Records provided:
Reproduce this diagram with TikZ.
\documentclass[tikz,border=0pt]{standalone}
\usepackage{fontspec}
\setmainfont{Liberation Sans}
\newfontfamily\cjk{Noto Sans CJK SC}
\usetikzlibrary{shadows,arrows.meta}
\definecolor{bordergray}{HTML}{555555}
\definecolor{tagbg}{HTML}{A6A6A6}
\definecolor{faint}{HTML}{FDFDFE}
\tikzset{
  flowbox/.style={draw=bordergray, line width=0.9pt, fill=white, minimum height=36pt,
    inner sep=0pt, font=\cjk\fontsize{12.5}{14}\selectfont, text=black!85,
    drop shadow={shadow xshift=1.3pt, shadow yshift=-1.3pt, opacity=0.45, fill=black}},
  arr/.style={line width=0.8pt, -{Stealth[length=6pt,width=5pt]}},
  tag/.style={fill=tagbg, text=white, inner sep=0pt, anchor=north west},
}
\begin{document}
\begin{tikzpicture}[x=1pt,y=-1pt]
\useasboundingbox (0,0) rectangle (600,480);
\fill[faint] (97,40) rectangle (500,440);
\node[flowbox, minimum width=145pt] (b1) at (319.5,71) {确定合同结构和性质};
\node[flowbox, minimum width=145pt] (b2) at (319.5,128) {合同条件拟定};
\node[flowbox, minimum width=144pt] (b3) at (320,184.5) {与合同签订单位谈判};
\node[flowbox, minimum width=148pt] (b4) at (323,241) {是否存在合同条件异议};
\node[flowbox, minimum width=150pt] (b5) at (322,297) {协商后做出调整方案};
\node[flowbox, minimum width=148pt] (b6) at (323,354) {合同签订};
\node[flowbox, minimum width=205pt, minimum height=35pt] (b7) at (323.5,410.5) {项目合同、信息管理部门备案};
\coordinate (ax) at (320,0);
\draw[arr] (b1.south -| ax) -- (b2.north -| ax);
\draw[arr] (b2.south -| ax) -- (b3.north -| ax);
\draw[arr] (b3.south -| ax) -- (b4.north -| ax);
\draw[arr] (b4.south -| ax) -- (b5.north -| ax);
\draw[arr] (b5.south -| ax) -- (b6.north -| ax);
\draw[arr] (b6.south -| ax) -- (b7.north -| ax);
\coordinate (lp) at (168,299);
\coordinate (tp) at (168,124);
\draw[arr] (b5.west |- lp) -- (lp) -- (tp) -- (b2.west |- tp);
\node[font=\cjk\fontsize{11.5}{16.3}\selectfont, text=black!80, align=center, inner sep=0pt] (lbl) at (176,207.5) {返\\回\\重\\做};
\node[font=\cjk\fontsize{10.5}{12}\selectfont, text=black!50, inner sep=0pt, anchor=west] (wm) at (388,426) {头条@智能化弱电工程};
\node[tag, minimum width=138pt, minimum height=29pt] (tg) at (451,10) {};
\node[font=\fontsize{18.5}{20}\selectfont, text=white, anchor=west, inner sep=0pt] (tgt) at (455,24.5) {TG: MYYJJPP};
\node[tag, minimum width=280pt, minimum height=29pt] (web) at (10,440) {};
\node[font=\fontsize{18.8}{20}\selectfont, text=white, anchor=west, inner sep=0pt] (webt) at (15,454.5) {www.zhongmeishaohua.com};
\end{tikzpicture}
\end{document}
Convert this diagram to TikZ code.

Problem details: Print all of the entries exactly as they are written.

The completed task:
Reproduce this diagram with TikZ.
\documentclass[tikz,border=0pt]{standalone}
\usepackage{fontspec}
\setmainfont{Liberation Sans}
\newfontfamily\cjk{Noto Sans CJK SC}
\usetikzlibrary{shadows,arrows.meta}
\definecolor{bordergray}{HTML}{555555}
\definecolor{tagbg}{HTML}{A6A6A6}
\definecolor{faint}{HTML}{FDFDFE}
\tikzset{
  flowbox/.style={draw=bordergray, line width=0.9pt, fill=white, minimum height=36pt,
    inner sep=0pt, font=\cjk\fontsize{12.5}{14}\selectfont, text=black!85,
    drop shadow={shadow xshift=1.3pt, shadow yshift=-1.3pt, opacity=0.45, fill=black}},
  arr/.style={line width=0.8pt, -{Stealth[length=6pt,width=5pt]}},
  tag/.style={fill=tagbg, text=white, inner sep=0pt, anchor=north west},
}
\begin{document}
\begin{tikzpicture}[x=1pt,y=-1pt]
\useasboundingbox (0,0) rectangle (600,480);
\fill[faint] (97,40) rectangle (500,440);
\node[flowbox, minimum width=145pt] (b1) at (319.5,71) {确定合同结构和性质};
\node[flowbox, minimum width=145pt] (b2) at (319.5,128) {合同条件拟定};
\node[flowbox, minimum width=144pt] (b3) at (320,184.5) {与合同签订单位谈判};
\node[flowbox, minimum width=148pt] (b4) at (323,241) {是否存在合同条件异议};
\node[flowbox, minimum width=150pt] (b5) at (322,297) {协商后做出调整方案};
\node[flowbox, minimum width=148pt] (b6) at (323,354) {合同签订};
\node[flowbox, minimum width=205pt, minimum height=35pt] (b7) at (323.5,410.5) {项目合同、信息管理部门备案};
\coordinate (ax) at (320,0);
\draw[arr] (b1.south -| ax) -- (b2.north -| ax);
\draw[arr] (b2.south -| ax) -- (b3.north -| ax);
\draw[arr] (b3.south -| ax) -- (b4.north -| ax);
\draw[arr] (b4.south -| ax) -- (b5.north -| ax);
\draw[arr] (b5.south -| ax) -- (b6.north -| ax);
\draw[arr] (b6.south -| ax) -- (b7.north -| ax);
\coordinate (lp) at (168,299);
\coordinate (tp) at (168,124);
\draw[arr] (b5.west |- lp) -- (lp) -- (tp) -- (b2.west |- tp);
\node[font=\cjk\fontsize{11.5}{16.3}\selectfont, text=black!80, align=center, inner sep=0pt] (lbl) at (176,207.5) {返\\回\\重\\做};
\node[font=\cjk\fontsize{10.5}{12}\selectfont, text=black!50, inner sep=0pt, anchor=west] (wm) at (388,426) {头条@智能化弱电工程};
\node[tag, minimum width=138pt, minimum height=29pt] (tg) at (451,10) {};
\node[font=\fontsize{18.5}{20}\selectfont, text=white, anchor=west, inner sep=0pt] (tgt) at (455,24.5) {TG: MYYJJPP};
\node[tag, minimum width=280pt, minimum height=29pt] (web) at (10,440) {};
\node[font=\fontsize{18.8}{20}\selectfont, text=white, anchor=west, inner sep=0pt] (webt) at (15,454.5) {www.zhongmeishaohua.com};
\end{tikzpicture}
\end{document}
Convert this diagram to TikZ code.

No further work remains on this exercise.